In terms of people voting in ways that will hurt them in the end, he references Timothy Snyder’s idea of sadopopulism, a phenomenon we can see at work in many places--the idea that yeah, if I vote this way, I’ll experience painful repercussions, but other people that I don’t like will also feel pain and that will make me happy--watching other people’s pain is the reward they get. I read this a few days after I read about a woman in the US who voted for and supported the current unfortunate president, but was not happy with him because he’s not hurting the people he should be hurting, in her view. Could there be a better example? It also brought to mind an opinion piece I read a while back in The Atlantic, which is, in my opinion, spot-on. The cruelty is the point.
The title of the book comes from an idea that in the past, when they were a powerful colonial nation, the Brits could afford to--and did--make heroes out of people who had failed. The failure was not a big deal, because the power they had as a nation was not threatened. Some have yet to come to terms with the fact that they are no longer all that powerful and failure is just failure--and it will have serious repercussions. He talks about some of the main players in the Brexit debate and how they are elites playing games with those who are not elite and who, sadly, believed them. This was a game for people who regularly lied and continue to do so, but who will be largely insulated from the chaos and destruction they have helped to create.

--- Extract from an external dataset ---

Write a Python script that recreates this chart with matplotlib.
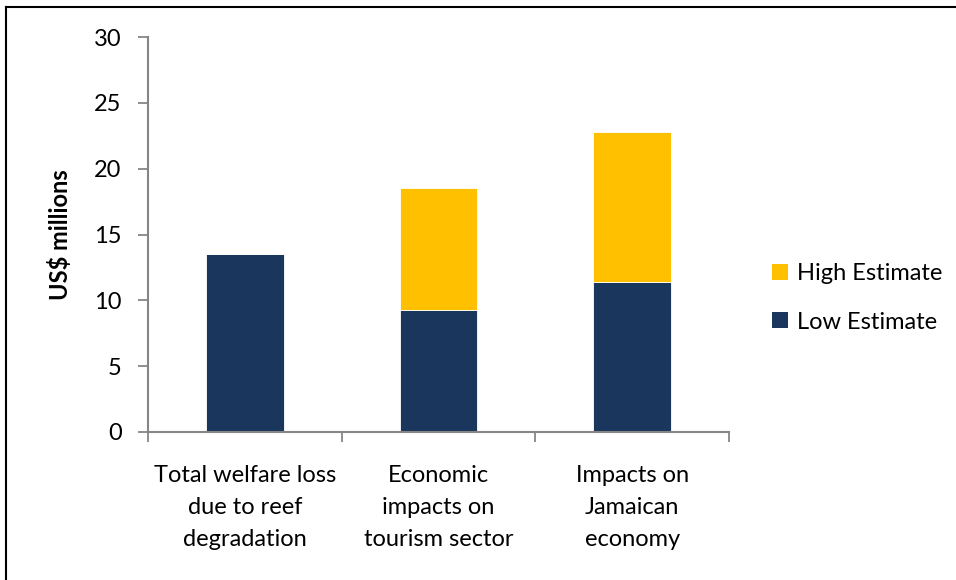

In fact, one prominent Brexiteer continues to engage in arrogant rhetoric about how great Brexit will be for the UK and people will be begging to trade with them and all of that. When the heads of supermarket chains recently sent a letter to the government warning that they would have difficulty keep shelves stocked in the event of a no-deal Brexit, this guy was one who dismissed them as scaremongerers (because, of course, he knows better than anyone who actually works in the field), as though they had no idea what they’re talking about. This same guy is involved in a company that is helping other companies and individuals move their resources out of the UK to Dublin and other places within the EU to protect themselves from Brexit. So he’s encouraging one thing while making money off of the future pain people will experience if he gets his way. Charming fellow.
After this, the library books started coming in--more about those in future posts.
I hope January was a good month for you and that February is even better. Happy Imbolc!